Alle C2000-masten worden voorzien van extra apparatuur. Deze
apparatuur (de Auto Tune Combiner) maakt het mogelijk om vanuit het
netwerkcentrum te Driebergen frequentieaanpassingen binnen enkele
minuten aan meerdere opstelpunten tegelijkertijd uit te voeren. De
invoering van ATC is dan ook een randvoorwaarde om een eventuele
herverdeling van capaciteit over de opstelpunten te kunnen doorvoeren.
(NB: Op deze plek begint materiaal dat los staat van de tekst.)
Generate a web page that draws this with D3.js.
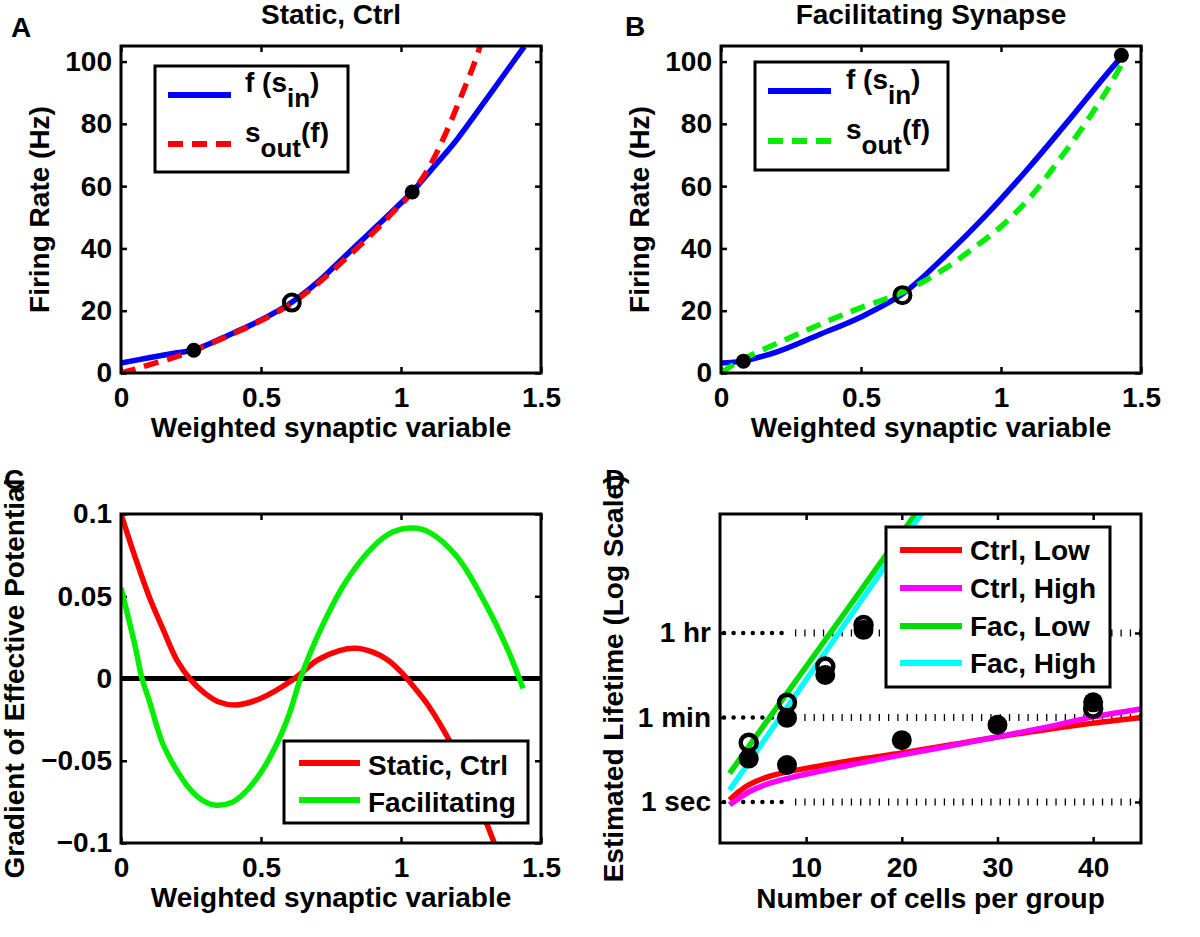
<!DOCTYPE html>
<html><head><meta charset="utf-8">
<script src="https://cdn.jsdelivr.net/npm/d3@7"></script>
<style>
html,body{margin:0;padding:0;background:#fff;}
svg{display:block;}
</style></head>
<body>
<script>
// ---------------- DATA ----------------
const abXTicks = [0, 0.5, 1, 1.5];
const abXTickLabels = ["0", "0.5", "1", "1.5"];
const abYTicks = [0, 20, 40, 60, 80, 100];

// Panel A: Static, Ctrl
const aFin = [[0,3.2],[0.1,4.9],[0.2,6.5],[0.26,7.4],[0.4,12.8],[0.5,17],[0.61,22.7],[0.7,29],[0.8,37.5],[0.9,46],[1.04,58.2],[1.12,66.5],[1.2,75],[1.3,87.3],[1.36,94.8],[1.44,104.8]];
const aSout = [[0,0],[0.05,1.2],[0.1,2.6],[0.2,5.3],[0.26,7.2],[0.4,12.6],[0.5,16.8],[0.61,22.4],[0.7,28.5],[0.8,36.5],[0.9,45],[0.97,51.5],[1.04,58],[1.1,66],[1.16,77],[1.22,90],[1.26,99],[1.29,107]];
const aFilled = [[0.26,7.3],[1.04,58.1]];
const aOpen = [[0.61,22.6]];

// Panel B: Facilitating Synapse
const bFin = [[0,3.2],[0.08,3.9],[0.2,6.8],[0.35,12.3],[0.5,18],[0.65,25.5],[0.8,37.5],[0.95,51],[1.1,66],[1.25,82],[1.35,93],[1.43,101.5]];
const bSout = [[0,0],[0.05,3],[0.1,5.4],[0.2,9.5],[0.3,13.5],[0.4,17.4],[0.5,21],[0.65,26],[0.8,33.5],[0.9,40],[1.0,47],[1.1,56],[1.2,67.5],[1.3,80],[1.38,91],[1.43,99]];
const bFilled = [[0.08,3.8],[1.43,102]];
const bOpen = [[0.648,25]];

// Panel C: gradient of effective potential
const cYTicks = [-0.1, -0.05, 0, 0.05, 0.1];
const cYTickLabels = ["\u22120.1", "\u22120.05", "0", "0.05", "0.1"];
const cStatic = [[0,0.1],[0.05,0.074],[0.1,0.05],[0.15,0.03],[0.2,0.011],[0.25,-0.001],[0.3,-0.009],[0.35,-0.0143],[0.408,-0.0161],[0.5,-0.012],[0.62,0],[0.7,0.011],[0.78,0.017],[0.84,0.0184],[0.9,0.016],[0.95,0.0115],[1.0,0.004],[1.05,-0.006],[1.1,-0.017],[1.18,-0.04],[1.25,-0.065],[1.333,-0.1],[1.36,-0.113]];
const cFac = [[0,0.055],[0.05,0.02],[0.075,0],[0.1,-0.013],[0.15,-0.04],[0.2,-0.056],[0.25,-0.068],[0.3,-0.075],[0.34,-0.077],[0.4,-0.075],[0.45,-0.068],[0.5,-0.057],[0.55,-0.042],[0.6,-0.022],[0.641,0],[0.7,0.025],[0.8,0.058],[0.9,0.08],[0.97,0.089],[1.042,0.0915],[1.1,0.089],[1.2,0.074],[1.3,0.046],[1.38,0.018],[1.436,-0.006]];
const cZero = [[0,0],[1.5,0]];

// Panel D: estimated lifetime (seconds, log scale) vs number of cells
const dXTicks = [10, 20, 30, 40];
const dYTicks = [1, 60, 3600];
const dYTickLabels = ["1 sec", "1 min", "1 hr"];
const dCtrlLow  = [[2,1.1],[3,1.66],[4,2.29],[6,3.39],[8,4.27],[12,6.03],[16,8.13],[20,10.7],[25,15.8],[30,23.4],[35,33.1],[40,45.7],[45,60.3]];
const dCtrlHigh = [[2,0.87],[3,1.2],[4,1.62],[6,2.4],[8,3.1],[12,4.7],[16,6.8],[20,9.8],[25,15.1],[30,23.4],[35,37.2],[40,61.7],[45,91.2]];
const dFacLow   = [[2,4],[6,53.7],[10,708],[14,9330],[18,126000],[22,1660000]];
const dFacHigh  = [[2,1.78],[6,25.7],[10,372],[14,5370],[18,77600],[22,1120000],[23,2190000]];
const dFilled = [[4,8.2],[8,59],[8,6],[12,470],[16,4200],[20,20],[30,42],[40,125]];
const dOpen = [[4,17.6],[8,123],[12,710],[16,5300],[40,92]];

// ---------------- DRAW ----------------
const W = 1200, H = 937;
const FONT = "'Liberation Sans', Arial, Helvetica, sans-serif";
const FS = 28;
const LW = 5.5;
const svg = d3.select("body").append("svg").attr("width", W).attr("height", H)
  .attr("font-family", FONT).attr("font-weight", "bold");

const panels = {
  A: {x0:121, x1:541, y0:46, y1:373},
  B: {x0:721, x1:1141, y0:46, y1:373},
  C: {x0:121, x1:541, y0:514, y1:843},
  D: {x0:720, x1:1141, y0:514, y1:843}
};

function makeAxes(id, p, xs, ys, xTicks, xFmt, yTicks, yFmt, yPad) {
  const g = svg.append("g");
  const style = sel => {
    sel.select(".domain").remove();
    sel.attr("font-size", FS).attr("font-family", FONT).attr("font-weight", "bold");
    sel.selectAll("line").attr("stroke", "#000").attr("stroke-width", 2.5);
    sel.selectAll("text").attr("fill", "#000");
  };
  g.append("g").attr("transform", `translate(0,${p.y1})`)
    .call(d3.axisBottom(xs).tickValues(xTicks).tickFormat(xFmt).tickSizeInner(-6).tickSizeOuter(0).tickPadding(14)).call(style);
  g.append("g").attr("transform", `translate(0,${p.y0})`)
    .call(d3.axisTop(xs).tickValues(xTicks).tickFormat("").tickSizeInner(-6).tickSizeOuter(0)).call(style);
  g.append("g").attr("transform", `translate(${p.x0},0)`)
    .call(d3.axisLeft(ys).tickValues(yTicks).tickFormat(yFmt).tickSizeInner(-6).tickSizeOuter(0).tickPadding(yPad)).call(style);
  g.append("g").attr("transform", `translate(${p.x1},0)`)
    .call(d3.axisRight(ys).tickValues(yTicks).tickFormat("").tickSizeInner(-6).tickSizeOuter(0)).call(style);
  return g;
}
function box(p) {
  svg.append("rect").attr("x", p.x0).attr("y", p.y0).attr("width", p.x1 - p.x0).attr("height", p.y1 - p.y0)
    .attr("fill", "none").attr("stroke", "#000").attr("stroke-width", 3);
}
function clip(id, p) {
  svg.append("clipPath").attr("id", "clip" + id).append("rect")
    .attr("x", p.x0).attr("y", p.y0).attr("width", p.x1 - p.x0).attr("height", p.y1 - p.y0);
  return svg.append("g").attr("clip-path", `url(#clip${id})`);
}
function path(g, data, xs, ys, color, dash, width) {
  const line = d3.line().x(d => xs(d[0])).y(d => ys(d[1])).curve(d3.curveCatmullRom.alpha(0.5));
  g.append("path").datum(data).attr("d", line).attr("fill", "none").attr("stroke", color)
    .attr("stroke-width", width || LW).attr("stroke-dasharray", dash || null).attr("stroke-linejoin", "round");
}
function dots(g, data, xs, ys, r) {
  g.selectAll(null).data(data).enter().append("circle")
    .attr("cx", d => xs(d[0])).attr("cy", d => ys(d[1])).attr("r", r).attr("fill", "#000");
}
function rings(g, data, xs, ys, r, w) {
  g.selectAll(null).data(data).enter().append("circle")
    .attr("cx", d => xs(d[0])).attr("cy", d => ys(d[1])).attr("r", r)
    .attr("fill", "none").attr("stroke", "#000").attr("stroke-width", w);
}
function text(x, y, s, opts) {
  opts = opts || {};
  const t = svg.append("text").attr("x", x).attr("y", y).attr("font-size", opts.size || FS)
    .attr("text-anchor", opts.anchor || "start").attr("fill", "#000").text(s);
  if (opts.rotate) t.attr("transform", `rotate(-90,${x},${y})`);
  return t;
}
function legendBox(x0, y0, x1, y1) {
  svg.append("rect").attr("x", x0).attr("y", y0).attr("width", x1 - x0).attr("height", y1 - y0)
    .attr("fill", "#fff").attr("stroke", "#000").attr("stroke-width", 3);
}
function legendLine(x0, x1, y, color, dash) {
  svg.append("line").attr("x1", x0).attr("x2", x1).attr("y1", y).attr("y2", y)
    .attr("stroke", color).attr("stroke-width", 6).attr("stroke-dasharray", dash || null);
}
function subText(x, y, main, sub, tail, dySub) {
  const t = svg.append("text").attr("x", x).attr("y", y).attr("font-size", FS).attr("fill", "#000");
  t.append("tspan").text(main);
  t.append("tspan").attr("dy", dySub).attr("font-size", 26).text(sub);
  t.append("tspan").attr("dy", -dySub).text(tail);
}

// ---- Panels A & B ----
function panelAB(id, p, fin, sout, soutColor, filled, open, title) {
  const xs = d3.scaleLinear().domain([0, 1.5]).range([p.x0, p.x1]);
  const ys = d3.scaleLinear().domain([0, 105]).range([p.y1, p.y0]);
  makeAxes(id, p, xs, ys, abXTicks, (d, i) => abXTickLabels[i], abYTicks, d3.format("d"), 9);
  const g = clip(id, p);
  path(g, fin, xs, ys, "#0000ff");
  path(g, sout, xs, ys, soutColor, "15 9");
  dots(g, filled, xs, ys, 7.5);
  rings(g, open, xs, ys, 8, 4);
  box(p);
  const cx = (p.x0 + p.x1) / 2;
  text(cx, 24, title, {anchor: "middle"});
  text(cx, p.y1 + 64, "Weighted synaptic variable", {anchor: "middle"});
  text(p.x0 - 72, (p.y0 + p.y1) / 2, "Firing Rate (Hz)", {anchor: "middle", rotate: true});
  return {xs, ys};
}
panelAB("A", panels.A, aFin, aSout, "#ff0000", aFilled, aOpen, "Static, Ctrl");
panelAB("B", panels.B, bFin, bSout, "#00ee00", bFilled, bOpen, "Facilitating Synapse");

// legends A, B
legendBox(155, 66, 348, 172);
legendLine(168, 231, 95, "#0000ff");
legendLine(168, 231, 144, "#ff0000", "15 9");
subText(245, 92, "f (s", "in", ")", 15);
subText(245, 142, "s", "out", "(f)", 15);

legendBox(755, 62, 948, 170);
legendLine(768, 831, 91, "#0000ff");
legendLine(768, 831, 141, "#00ee00", "15 9");
subText(846, 89, "f (s", "in", ")", 15);
subText(846, 139, "s", "out", "(f)", 15);

text(11, 37, "A");
text(625, 36, "B");

// ---- Panel C ----
(function(){
  const p = panels.C;
  const xs = d3.scaleLinear().domain([0, 1.5]).range([p.x0, p.x1]);
  const ys = d3.scaleLinear().domain([-0.1, 0.1]).range([p.y1, p.y0]);
  makeAxes("C", p, xs, ys, abXTicks, (d, i) => abXTickLabels[i], cYTicks, (d, i) => cYTickLabels[i], 9);
  const g = clip("C", p);
  path(g, cZero, xs, ys, "#000", null, 5);
  path(g, cStatic, xs, ys, "#ff0000");
  path(g, cFac, xs, ys, "#00ee00");
  box(p);
  text((p.x0 + p.x1) / 2, p.y1 + 64, "Weighted synaptic variable", {anchor: "middle"});
  text(24, (p.y0 + p.y1) / 2, "Gradient of Effective Potential", {anchor: "middle", rotate: true});
  legendBox(284, 741, 528, 823);
  legendLine(299, 360, 763, "#ff0000");
  legendLine(299, 360, 800, "#00ee00");
  text(368, 775, "Static, Ctrl");
  text(368, 812, "Facilitating");
  text(4, 489, "C");
})();

// ---- Panel D ----
(function(){
  const p = panels.D;
  const xs = d3.scaleLinear().domain([1, 45]).range([p.x0, p.x1]);
  const ys = d3.scaleLog().domain([0.137, 1.15e6]).range([p.y1, p.y0]);
  makeAxes("D", p, xs, ys, dXTicks, d3.format("d"), dYTicks, (d, i) => dYTickLabels[i], 9);
  // dotted grid lines
  const grid = svg.append("g");
  dYTicks.forEach(v => {
    grid.append("line").attr("x1", xs(1) + 4).attr("x2", xs(8)).attr("y1", ys(v)).attr("y2", ys(v))
      .attr("stroke", "#000").attr("stroke-width", 4.5).attr("stroke-linecap", "round").attr("stroke-dasharray", "0 9.6");
    grid.append("line").attr("x1", xs(8) + 8).attr("x2", xs(45)).attr("y1", ys(v)).attr("y2", ys(v))
      .attr("stroke", "#000").attr("stroke-width", 7).attr("stroke-dasharray", "1.3 8");
  });
  const g = clip("D", p);
  path(g, dCtrlLow, xs, ys, "#ff0000");
  path(g, dCtrlHigh, xs, ys, "#ff00ff");
  path(g, dFacLow, xs, ys, "#00dd00");
  path(g, dFacHigh, xs, ys, "#00ffff");
  dots(g, dFilled, xs, ys, 10);
  rings(g, dOpen, xs, ys, 8, 4.5);
  box(p);
  text((p.x0 + p.x1) / 2, p.y1 + 65, "Number of cells per group", {anchor: "middle"});
  text(623, (p.y0 + p.y1) / 2, "Estimated Lifetime (Log Scale)", {anchor: "middle", rotate: true});
  legendBox(886, 527, 1110, 687);
  const names = ["Ctrl, Low", "Ctrl, High", "Fac, Low", "Fac, High"];
  const cols = ["#ff0000", "#ff00ff", "#00dd00", "#00ffff"];
  const ly = [550, 588, 626, 663];
  names.forEach((n, i) => {
    legendLine(900, 962, ly[i], cols[i]);
    text(970, ly[i] + 10, n);
  });
  text(605, 489, "D");
})();
</script>
</body></html>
De aanbesteding is in 2008 gestart. Eind 2010 zijn alle masten
technisch aangepast, zodat in het eerste kwartaal 2011 dit
operationeel zal zijn.
Project Renatus
C2000 is inmiddels een aantal jaren in gebruik. Grote technische
systemen behoeven bij regelmaat forse technische upgrades. Dit geldt
ook voor C2000. Zo is in 2008 gestart met een eerste grote upgrade.
Deze upgrade van C2000 wordt door de vtsPN in samenwerking met de
regio's uitgevoerd en staat bekend onder de naam project Renatus en
zal eind 2010 zijn afgerond. Hiermee is een bedrag van ca. EUR 20 mln
gemoeid. Om gebruikers zo min mogelijk te belasten zal de upgrade
clustergewijs worden uitgevoerd in overleg met de regio's. Na
afronding van het project Renatus zal de flexibiliteit, robuustheid en
beveiliging van het C2000-netwerk zijn geoptimaliseerd en in
overeenstemming zijn met het releasebeleid van de leverancier
(Motorola). Ook wordt het mogelijk nieuwe functionaliteiten aan te
bieden.
Project location information controlling system (LICS)
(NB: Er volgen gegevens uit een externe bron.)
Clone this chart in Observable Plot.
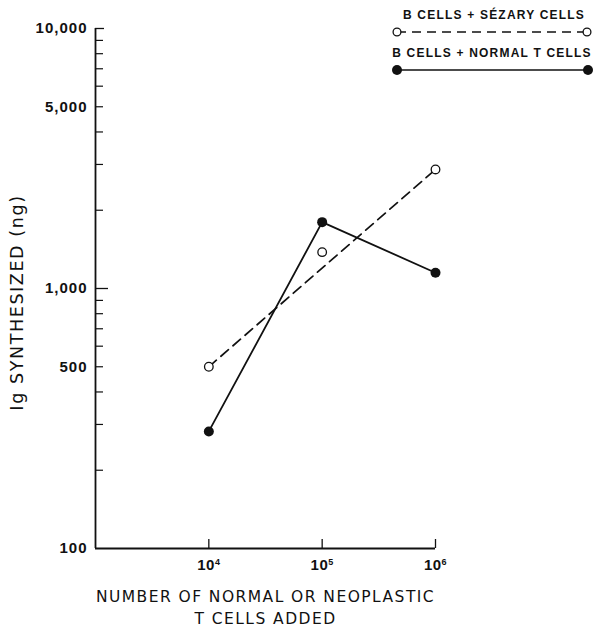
<!DOCTYPE html>
<html>
<head>
<meta charset="utf-8">
<script src="https://cdn.jsdelivr.net/npm/d3@7"></script>
<script src="https://cdn.jsdelivr.net/npm/@observablehq/plot@0.6"></script>
<style>
  html, body { margin: 0; padding: 0; background: #fff; }
  #wrap { position: relative; width: 596px; height: 628px; overflow: hidden; }
  #wrap svg text { fill: #111; }
  #legend { position: absolute; left: 0; top: 0; pointer-events: none; }
</style>
</head>
<body>
<div id="wrap"></div>
<script>
// ---- data ----
const cellsAdded = [1e4, 1e5, 1e6];
const cellTickLabels = ["10\u2074", "10\u2075", "10\u2076"];
const sezaryIg = [500, 1380, 2870];
const normalIg = [282, 1800, 1150];
const yTickLabelValues = [100, 500, 1000, 5000, 10000];
const yMinorTicks = [200, 300, 400, 500, 600, 700, 800, 900, 2000, 3000, 4000, 5000, 6000, 7000, 8000, 9000];
const yMajorTicks = [1000];
const seriesNames = ["B CELLS + S\u00C9ZARY CELLS", "B CELLS + NORMAL T CELLS"];
const xTitle = "NUMBER OF NORMAL OR NEOPLASTIC\nT CELLS ADDED";
const yTitle = "Ig SYNTHESIZED (ng)";
const xDomain = [1e3, 1e6];
const yDomain = [100, 10000];

// ---- layout ----
const W = 596, H = 628;
const mL = 95, mR = 161, mT = 28, mB = 80;
const fw = W - mL - mR, fh = H - mT - mB;
const SANS = "'Liberation Sans', Arial, sans-serif";
const TITLE = "'DejaVu Sans', 'Liberation Sans', sans-serif";

const sezary = cellsAdded.map((c, i) => ({x: c, y: sezaryIg[i]}));
const normal = cellsAdded.map((c, i) => ({x: c, y: normalIg[i]}));
const sezaryTrend = [sezary[0], sezary[sezary.length - 1]];

const chart = Plot.plot({
  width: W, height: H,
  marginLeft: mL, marginRight: mR, marginTop: mT, marginBottom: mB,
  style: {background: "#fff", color: "#111", fontFamily: SANS},
  x: {type: "log", domain: xDomain},
  y: {type: "log", domain: yDomain},
  marks: [
    Plot.ruleX([xDomain[0]], {stroke: "#111", strokeWidth: 1.8}),
    Plot.ruleY([yDomain[0]], {stroke: "#111", strokeWidth: 1.8}),
    Plot.tickY(yMinorTicks, {y: d => d, stroke: "#111", strokeWidth: 1.2, insetRight: fw - 8}),
    Plot.tickY(yMajorTicks, {y: d => d, stroke: "#111", strokeWidth: 1.3, insetRight: fw - 13}),
    Plot.tickY([yDomain[1]], {y: d => d, stroke: "#111", strokeWidth: 1.3, insetRight: fw - 9}),
    Plot.tickX(cellsAdded, {x: d => d, stroke: "#111", strokeWidth: 1.3, insetTop: fh - 9}),
    Plot.axisY({ticks: yTickLabelValues, tickFormat: d3.format(","), tickSize: 0, tickPadding: 8,
      fontSize: 15, fontWeight: "bold", label: null}),
    Plot.axisX({ticks: cellsAdded, tickFormat: d => cellTickLabels[cellsAdded.indexOf(d)], tickSize: 0, tickPadding: 11,
      fontSize: 15, fontWeight: "bold", label: null}),
    Plot.text([xTitle], {frameAnchor: "bottom", textAnchor: "middle", lineAnchor: "top", dy: 39,
      fontSize: 15.5, lineHeight: 1.36, fontFamily: TITLE}),
    Plot.text([yTitle], {frameAnchor: "left", textAnchor: "middle", rotate: -90, dx: -78, dy: 14,
      fontSize: 17.5, fontFamily: TITLE}),
    Plot.line(sezaryTrend, {x: "x", y: "y", stroke: "#111", strokeWidth: 1.7, strokeDasharray: "10,6"}),
    Plot.line(normal, {x: "x", y: "y", stroke: "#111", strokeWidth: 1.8}),
    Plot.dot(normal, {x: "x", y: "y", r: 5, fill: "#111", stroke: "none"}),
    Plot.dot(sezary, {x: "x", y: "y", r: 4.3, fill: "#fff", stroke: "#111", strokeWidth: 1.3})
  ]
});
document.getElementById("wrap").appendChild(chart);

// typographic tweaks (letter spacing, real superscripts)
const svg = d3.select(chart);
svg.selectAll('g[aria-label="y-axis tick label"] text')
  .style("font-size", "15px").style("font-weight", "bold").style("letter-spacing", "1px");
const supMap = {"\u2070": "0", "\u00B9": "1", "\u00B2": "2", "\u00B3": "3", "\u2074": "4", "\u2075": "5", "\u2076": "6", "\u2077": "7", "\u2078": "8", "\u2079": "9"};
svg.selectAll('g[aria-label="x-axis tick label"] text').each(function () {
  const t = this.textContent;
  const base = t.replace(/[\u2070\u00B9\u00B2\u00B3\u2074-\u2079]/g, "");
  const sup = t.slice(base.length).split("").map(c => supMap[c] || c).join("");
  const el = d3.select(this).style("font-size", "15px").style("font-weight", "bold").style("letter-spacing", "0.5px");
  el.text(null);
  el.append("tspan").text(base);
  el.append("tspan").attr("dy", "-5").style("font-size", "9px").text(sup);
});
svg.selectAll("text").each(function () {
  const t = this.textContent;
  if (t.startsWith("NUMBER")) d3.select(this).style("letter-spacing", "1.45px");
  if (t.startsWith("Ig")) d3.select(this).style("letter-spacing", "1.6px");
});

// ---- legend (overlay) ----
const leg = d3.select("#wrap").append("svg").attr("id", "legend").attr("width", W).attr("height", 90);
const legRows = [
  {name: seriesNames[0], tx: 494, ty: 19, ly: 32, x1: 397, x2: 587, dash: "9,6", open: true},
  {name: seriesNames[1], tx: 492, ty: 57, ly: 70, x1: 397, x2: 588, dash: null, open: false}
];
legRows.forEach(r => {
  leg.append("text").attr("x", r.tx).attr("y", r.ty).attr("text-anchor", "middle")
    .attr("font-family", SANS).attr("font-weight", "bold").attr("fill", "#111")
    .attr("font-size", 12).style("letter-spacing", "1.2px").text(r.name);
  leg.append("line").attr("x1", r.x1).attr("x2", r.x2).attr("y1", r.ly).attr("y2", r.ly)
    .attr("stroke", "#111").attr("stroke-width", 1.7).attr("stroke-dasharray", r.dash);
  [r.x1, r.x2].forEach(cx => {
    leg.append("circle").attr("cx", cx).attr("cy", r.ly).attr("r", r.open ? 3.9 : 5)
      .attr("fill", r.open ? "#fff" : "#111").attr("stroke", "#111").attr("stroke-width", r.open ? 1.3 : 0);
  });
});
</script>
</body>
</html>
Daarnaast loopt sinds 2008 LICS, dat systeem zal in het tweede
kwartaal 2010 operationeel zijn. Dit maakt het mogelijk alle
gebruikers middels Gps te volgen. C2000 hiervoor dan informatie
beschikbaar aan de meldkamers. Dit project is op basis van verzoek van
gebruikers in gang gezet.
Vervolg
Ik zal de Kamer door middel van voortgangsberichten informeren over de
werkzaamheden en bevindingen van de expertgroep. Maar ook over de
daaruit voortvloeiende maatregelen gericht op het verbeteren van de
techniek, de organisatie en het gebruik van C2000. Daarbij heb ik de
expertgroep gevraagd haar bevindingen december 2009 aan mij te melden.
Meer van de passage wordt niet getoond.